Stability of Floquet sidebands and quantum coherence in 1D strongly interacting spinless fermions
Karun Gadge, Salvatore R. Manmana
TL;DR
The paper investigates how periodic driving forms and stabilizes Floquet-Bloch sidebands (FBs) in a 1D, strongly interacting spinless fermion system. By computing time-dependent spectral functions $A^{\rm ret}_k(t,\\omega)$, real-space propagators, and momentum distributions using ED and time-dependent MPS, it reveals a distinct frequency dependence: high-frequency driving ($\\Omega \gg W$) yields long-lived FBs with a renormalized bandwidth $t_h^{\rm eff}=t_h J_0(A_0)$, while low-frequency driving ($\\Omega < W$) leads to strong heating and suppression of FBs due to replica overlap. Noise in the driving also degrades FB coherence, even at high frequency, indicating finite-time stability windows.

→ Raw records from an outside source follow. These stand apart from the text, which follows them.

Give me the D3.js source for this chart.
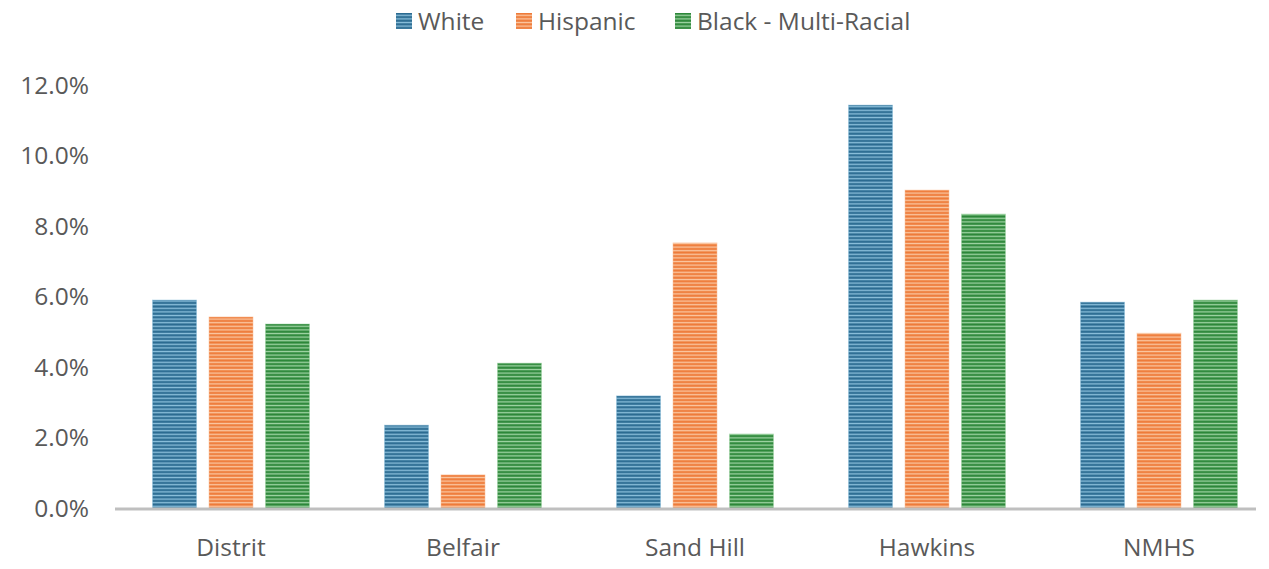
<!DOCTYPE html>
<html>
<head>
<meta charset="utf-8">
<script src="https://cdn.jsdelivr.net/npm/d3@7"></script>
<style>
  body { margin: 0; background: #fff; }
  text { font-family: "Open Sans", Lato, sans-serif; fill: #595959; }
</style>
</head>
<body>
<div id="chart"></div>
<script>
var categories = ["Distrit", "Belfair", "Sand Hill", "Hawkins", "NMHS"];
var seriesNames = ["White", "Hispanic", "Black - Multi-Racial"];
var white = [5.9, 2.35, 3.18, 11.43, 5.84];
var hispanic = [5.42, 0.94, 7.52, 9.02, 4.96];
var blackMulti = [5.22, 4.11, 2.1, 8.34, 5.9];
var yTicks = [0, 2, 4, 6, 8, 10, 12];

var colors = [
  {dark: "#2a6a90", light: "#8cc0dc"},
  {dark: "#ee7a38", light: "#fbc7a2"},
  {dark: "#2b8638", light: "#9fd4a4"}
];
var series = [white, hispanic, blackMulti];

var width = 1269, height = 569;
var svg = d3.select("#chart").append("svg")
    .attr("width", width).attr("height", height);

var defs = svg.append("defs");
colors.forEach(function(c, i) {
  var p = defs.append("pattern")
      .attr("id", "stripe" + i)
      .attr("patternUnits", "userSpaceOnUse")
      .attr("width", 8).attr("height", 3.6);
  p.append("rect").attr("width", 8).attr("height", 3.6).attr("fill", c.dark);
  p.append("rect").attr("y", 1.6).attr("width", 8).attr("height", 1.4).attr("fill", c.light);
});

var x0 = d3.scaleBand().domain(categories).range([115, 1275]);
var x1 = d3.scaleBand().domain(d3.range(3)).range([0, 157]).paddingInner(0.22);
var y = d3.scaleLinear().domain([0, 12]).range([508, 85]);

// y tick labels
svg.append("g").selectAll("text")
  .data(yTicks).enter().append("text")
  .attr("x", 89).attr("y", function(d) { return y(d); })
  .attr("dy", "0.35em")
  .attr("text-anchor", "end")
  .attr("font-size", 24.5)
  .text(function(d) { return d.toFixed(1) + "%"; });

// bars
var groups = svg.append("g").selectAll("g")
  .data(categories).enter().append("g")
  .attr("transform", function(d) { return "translate(" + (x0(d) + x0.bandwidth() / 2 - 78.5) + ",0)"; });

groups.selectAll("rect")
  .data(function(d, ci) { return series.map(function(s, si) { return {si: si, v: s[ci]}; }); })
  .enter().append("rect")
  .attr("x", function(d) { return x1(d.si); })
  .attr("width", x1.bandwidth())
  .attr("y", function(d) { return y(d.v); })
  .attr("height", function(d) { return y(0) - y(d.v); })
  .attr("fill", function(d) { return "url(#stripe" + d.si + ")"; })
  .attr("stroke", function(d) { return colors[d.si].light; })
  .attr("stroke-width", 0.8)
  .attr("stroke-opacity", 0.6);

// baseline
svg.append("line")
  .attr("x1", 115).attr("x2", 1256)
  .attr("y1", y(0) + 1).attr("y2", y(0) + 1)
  .attr("stroke", "#bfbfbf").attr("stroke-width", 3);

// category labels
svg.append("g").selectAll("text")
  .data(categories).enter().append("text")
  .attr("x", function(d) { return x0(d) + x0.bandwidth() / 2; })
  .attr("y", 547).attr("dy", "0.35em")
  .attr("text-anchor", "middle")
  .attr("font-size", 24.5)
  .text(function(d) { return d; });

// legend
var legendX = [396, 516, 675];
var leg = svg.append("g").selectAll("g")
  .data(seriesNames).enter().append("g")
  .attr("transform", function(d, i) { return "translate(" + legendX[i] + ",13)"; });
leg.append("rect").attr("width", 16).attr("height", 16)
  .attr("fill", function(d, i) { return "url(#stripe" + i + ")"; });
leg.append("text").attr("x", 22).attr("y", 8).attr("dy", "0.35em")
  .attr("font-size", 24.5)
  .text(function(d) { return d; });
</script>
</body>
</html>
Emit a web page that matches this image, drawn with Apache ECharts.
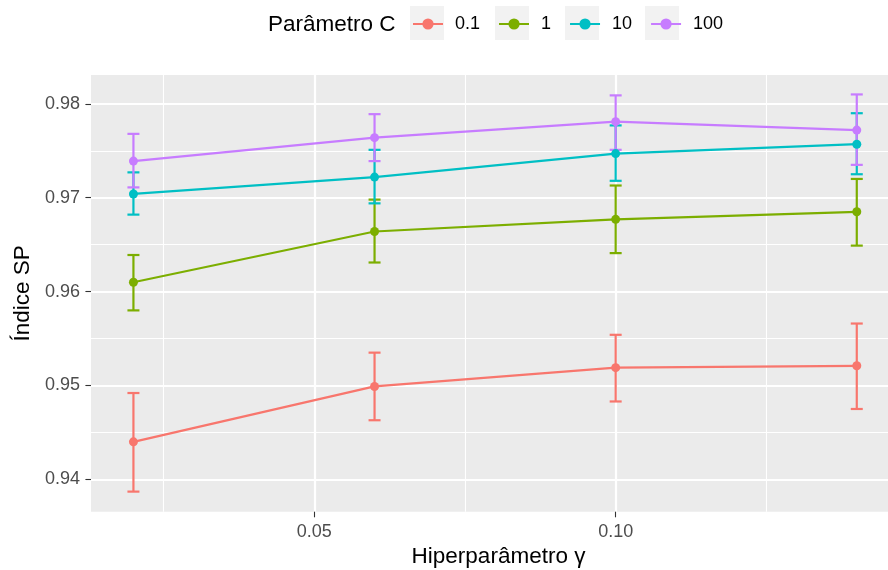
<!DOCTYPE html>
<html>
<head>
<meta charset="utf-8">
<script src="https://cdn.jsdelivr.net/npm/echarts@6/dist/echarts.min.js"></script>
<style>html,body{margin:0;padding:0;background:#fff}#c{width:888px;height:570px}</style>
</head>
<body>
<div id="c"></div>
<script>
// ---- data ----
const gamma = [0.02, 0.06, 0.10, 0.14];
const seriesNames = ['0.1', '1', '10', '100'];
const c01Mean = [0.9440, 0.9499, 0.9519, 0.9521];
const c01Low  = [0.9387, 0.9463, 0.9483, 0.9475];
const c01High = [0.9492, 0.9535, 0.9554, 0.9566];
const c1Mean  = [0.9610, 0.9664, 0.9677, 0.9685];
const c1Low   = [0.9580, 0.9631, 0.9641, 0.9649];
const c1High  = [0.9639, 0.9698, 0.9713, 0.9720];
const c10Mean = [0.9704, 0.9722, 0.9747, 0.9757];
const c10Low  = [0.9682, 0.9694, 0.9718, 0.9725];
const c10High = [0.9727, 0.9751, 0.9777, 0.9790];
const c100Mean = [0.9739, 0.9764, 0.9781, 0.9772];
const c100Low  = [0.9711, 0.9739, 0.9751, 0.9735];
const c100High = [0.9768, 0.9789, 0.9809, 0.9810];
const yTicks = [0.94, 0.95, 0.96, 0.97, 0.98];
const yMinor = [0.945, 0.955, 0.965, 0.975];
const xTicks = [0.05, 0.10];
const xMinor = [0.025, 0.075, 0.125];
const legendTitle = 'Parâmetro C';
const xTitle = 'Hiperparâmetro γ';
const yTitle = 'Índice SP';

// ---- styling ----
const colors = ['#F8766D', '#7CAE00', '#00BFC4', '#C77CFF'];
const means = [c01Mean, c1Mean, c10Mean, c100Mean];
const lows = [c01Low, c1Low, c10Low, c100Low];
const highs = [c01High, c1High, c10High, c100High];
const FONT = '"Liberation Sans", Arial, Helvetica, sans-serif';
const X_MIN = 0.01296, X_MAX = 0.14518;
const Y_MIN = 0.93656, Y_MAX = 0.98307;

function errRender(color) {
  return function (params, api) {
    const x = api.value(0), lo = api.value(1), hi = api.value(2);
    const pLo = api.coord([x, lo]);
    const pHi = api.coord([x, hi]);
    const hw = 6;
    const st = { stroke: color, lineWidth: 2.2, fill: null };
    return {
      type: 'group',
      children: [
        { type: 'line', shape: { x1: pLo[0], y1: pLo[1], x2: pHi[0], y2: pHi[1] }, style: st },
        { type: 'line', shape: { x1: pLo[0] - hw, y1: pLo[1], x2: pLo[0] + hw, y2: pLo[1] }, style: st },
        { type: 'line', shape: { x1: pHi[0] - hw, y1: pHi[1], x2: pHi[0] + hw, y2: pHi[1] }, style: st }
      ]
    };
  };
}

const series = [];
seriesNames.forEach(function (n, i) {
  series.push({
    name: n + ' err',
    type: 'custom',
    renderItem: errRender(colors[i]),
    encode: { x: 0, y: [1, 2] },
    data: gamma.map(function (g, j) { return [g, lows[i][j], highs[i][j]]; }),
    z: 2, silent: true
  });
});
seriesNames.forEach(function (n, i) {
  series.push({
    name: n,
    type: 'line',
    data: gamma.map(function (g, j) { return [g, means[i][j]]; }),
    symbol: 'circle', symbolSize: 9,
    lineStyle: { color: colors[i], width: 2.2 },
    itemStyle: { color: colors[i] },
    z: 3, silent: true
  });
});

const chart = echarts.init(document.getElementById('c'), null, { renderer: 'canvas' });
chart.setOption({
  animation: false,
  textStyle: { fontFamily: FONT },
  title: {
    text: legendTitle, left: 263, top: 8,
    textStyle: { fontFamily: FONT, fontSize: 22.5, fontWeight: 'normal', color: '#000' }
  },
  legend: {
    data: seriesNames, left: 407, top: 10, z: 10,
    itemWidth: 30, itemHeight: 14, itemGap: 18,
    textStyle: { fontFamily: FONT, fontSize: 18, color: '#000', padding: [0, 0, 0, 7] }
  },
  graphic: [410, 495, 565, 645].map(function (x) {
    return { type: 'rect', left: x, top: 6, z: 0, shape: { width: 34, height: 34 }, style: { fill: '#F2F2F2' } };
  }),
  grid: {
    left: 91, right: 0, top: 75, bottom: 58.3, show: true, backgroundColor: '#EBEBEB', borderWidth: 0,
    containLabel: false, outerBoundsMode: 'none'
  },
  xAxis: [{
    type: 'value', min: X_MIN, max: X_MAX,
    name: xTitle, nameLocation: 'middle', nameGap: 29,
    nameTextStyle: { fontFamily: FONT, fontSize: 22.5, color: '#000', padding: [0, 0, 0, 18] },
    axisLine: { show: false },
    axisTick: { show: true, customValues: xTicks, length: 5.6, lineStyle: { color: '#333', width: 1.1 } },
    axisLabel: { customValues: xTicks, color: '#4D4D4D', fontSize: 18, margin: 11, formatter: function (v) { return v.toFixed(2); } },
    splitLine: { show: true, lineStyle: { color: '#fff', width: 2.2 } }
  }, {
    type: 'value', min: X_MIN, max: X_MAX, position: 'bottom',
    axisLine: { show: false }, axisLabel: { show: false },
    axisTick: { show: false, customValues: xMinor },
    splitLine: { show: true, lineStyle: { color: '#fff', width: 1.1 } }
  }],
  yAxis: [{
    type: 'value', min: Y_MIN, max: Y_MAX,
    name: yTitle, nameLocation: 'middle', nameGap: 57, nameRotate: 90,
    nameTextStyle: { fontFamily: FONT, fontSize: 22.5, color: '#000' },
    axisLine: { show: false },
    axisTick: { show: true, customValues: yTicks, length: 5.6, lineStyle: { color: '#333', width: 1.1 } },
    axisLabel: { customValues: yTicks, color: '#4D4D4D', fontSize: 18, margin: 11, formatter: function (v) { return v.toFixed(2); } },
    splitLine: { show: true, lineStyle: { color: '#fff', width: 2.2 } }
  }, {
    type: 'value', min: Y_MIN, max: Y_MAX, position: 'left',
    axisLine: { show: false }, axisLabel: { show: false },
    axisTick: { show: false, customValues: yMinor },
    splitLine: { show: true, lineStyle: { color: '#fff', width: 1.1 } }
  }],
  series: series
});
</script>
</body>
</html>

Real-space correlators and momentum-space QFI relations corroborate the spectral findings, offering experimentally accessible markers. Overall, the results illuminate the conditions under which Floquet engineering can be realized in correlated materials and highlight heating and overlap as key factors limiting FB lifetimes.
Abstract
For strongly correlated quantum systems, fundamental questions about the formation and stability of Floquet-Bloch sidebands (FBs) upon periodic driving remain unresolved. Here, we investigate the impact of electron-electron interactions and perturbations in the coherence of the driving on the lifetime of FBs by directly computing time-dependent single-particle spectral functions using exact diagonalization (ED) and matrix product states (MPS). We study interacting metallic and correlated insulating phases in a chain of correlated spinless fermions. At high-frequency driving we obtain clearly separated, long-lived FBs of the full many-body excitation continuum. However, if there is significant overlap of the features, which is more probable in the low-frequency regime, the interactions lead to strong heating, which results in a significant loss of quantum coherence and of the FBs. Similar suppression of FBs is obtained in the presence of noise. The emerging picture is further elucidated by the behavior of real-space single-particle propagators, of the energy gain, and of the momentum distribution function, which is related to a quantum Fisher information that is directly accessible by spectroscopic measurements.